Policymakers should take steps to curb the tax benefits of cash value life insurance, which has morphed into a tax avoidance tool for wealthy taxpayers, scholars say.
In a draft paper released August 23, Ari Glogower of Northwestern University Pritzker School of Law and Andrew Granato of Yale Law School and Yale School of Management say that while the “purpose of life insurance was once to provide financial protection to ‘widows and orphans’ upon an untimely death,” it is now mostly used by investors to avoid paying taxes.
The market for cash value life insurance has shifted over the past 30 years “from the middle class to the very rich,” and “the policies that are being issued are now larger in size and more concentrated among the wealthiest 1 percent of households,” the authors wrote. “As a result of these trends, the tax preferences for cash value life insurance increasingly operate as a tax avoidance strategy for the rich, and thereby undermine the progressivity of the tax system.”
The report comes amid an investigation by the Senate Finance Committee’s Democratic staff into private placement life insurance (PPLI) — a specialized type of cash value life insurance that is available only to investors with a certain net worth — and after the committee released a report that estimates at least $40 billion is being held in domestic policies issued by seven of the largest PPLI carriers.

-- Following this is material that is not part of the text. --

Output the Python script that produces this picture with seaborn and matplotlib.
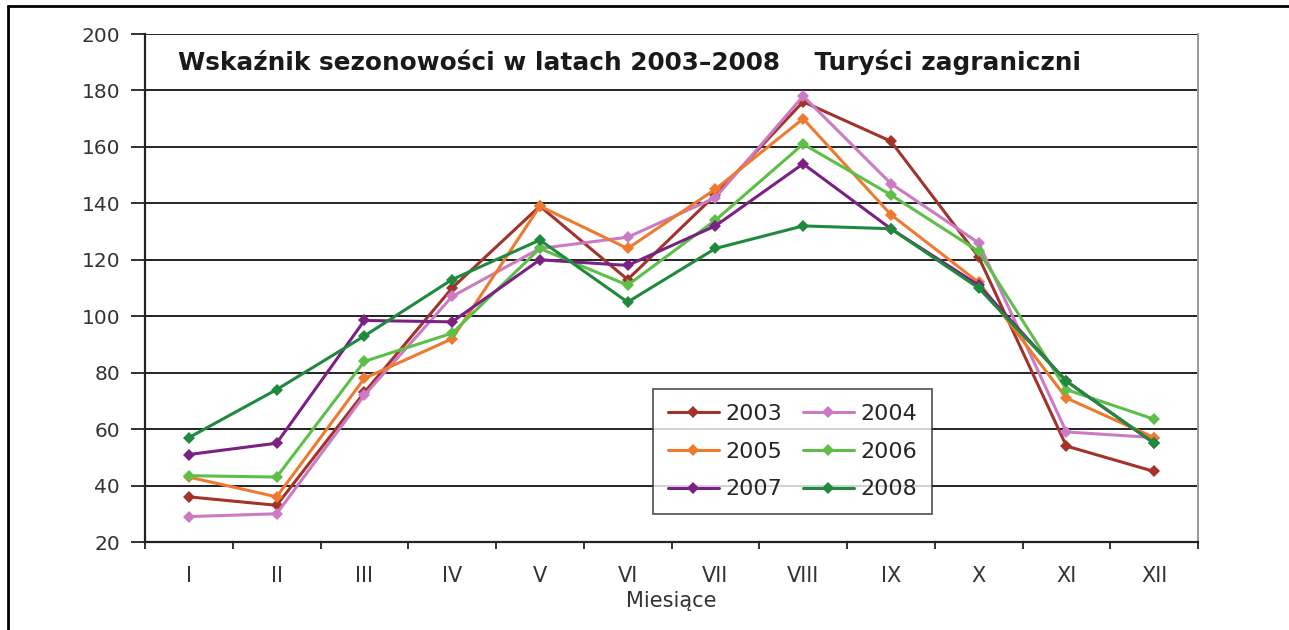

Glogower told Tax Notes that “for decades, there’s been this opportunity to use the life insurance form as a tax preferred savings vehicle, and what we’re seeing now is a lot of policies that are explicitly marketed to provide the minimal . . . amount of real insurance protection required under current law, and instead to explicitly be marketed on the basis of their tax benefits.”
The draft paper notes that proceeds from life insurance contracts have benefited from favorable tax treatment “since the beginning of the modern federal income tax.”
“Policyholders and beneficiaries are not taxed on the ‘death benefit’ nor on the ‘inside buildup’ of the cash value reserve’s investment returns and tax-advantaged withdrawals from the policy or loans against the policy,” according to the paper. Trusts can also be used to set up arrangements that avoid estate and gift taxes.
Senate Finance Committee Chair Ron Wyden, D-Ore., and President Biden have released proposals to curb the use of PPLI, which Glogower and Granato said “offer promising directions to rein in abusive strategies that take undue advantage of the tax preferences for life insurance, and that deliver their biggest benefits to the richest taxpayers.”
Menu of Options
Glogower and Granato argue that policymakers should take steps to curb the tax benefits of cash value life insurance. They provide a menu of options for reform.
The paper suggests taxing the inside buildup within cash value life insurance policies. In the early 1980s President Reagan introduced a proposal to tax inside buildup that would have required policyholders to “include in their interest income each year the excess of any increases in the cash value reserve balance over any investments in the contract made during the taxable year,” the report says.
Granato acknowledged that this could be a difficult political lift and said another option for reform would be to cap the level of inside buildup that can go untaxed.
Ultimately, the report says, “capping the life insurance tax exclusion for all policies could comprehensively address the various abuses of the tax preferences for life insurance as well as their distributional consequences.”
Glogower and Granato explain that such a cap could be designed “in a manner that would be administrable and difficult for taxpayers to avoid.”
The report also suggests reforms that could be implemented by the IRS and the courts, including more aggressive enforcement of the investor control rules for life insurance, which the Finance Committee says are extremely difficult for the IRS to enforce because of a lack of reporting requirements.
Changing the structure of current rules “could rein in certain egregious abuses while preserving the basic tax advantages of life insurance under current law,” the authors wrote.
Granato said more meaningful information requirements are also important to the enforcement side of addressing these issues.
“When information is reported, especially through third-party information reporting and even through first-party information reporting by taxpayers themselves, compliance rates increase dramatically,” Glogower said.
‘Slippery Slope’
According to Josh O. Ungerman of Meadows, Collier, Reed, Cousins, Crouch & Ungerman LLP, adjusting the rules for PPLI “prospectively, when wealthy taxpayers are following the advice of skilled tax practitioners, starts down a slippery slope of increasing tax rates on the highest earners while not increasing the tax rates themselves.”
“Taxpayers should be allowed to rely on the existing PPLI rules without any retroactive adjustments. Many families engaged in significant planning based on the rules as they stand today,” said Ungerman, who advises clients on IRS exposure in their estate plans.
Jack Dolan, a spokesperson for the American Council of Life Insurers, said the council hasn’t had the opportunity to review the new study but that the “life insurance industry remains steadfast in ensuring the financial security of American families.”
“Life insurance is a fundamental component to this goal, and the industry remains committed to ensuring the availability and access to it,” Dolan said.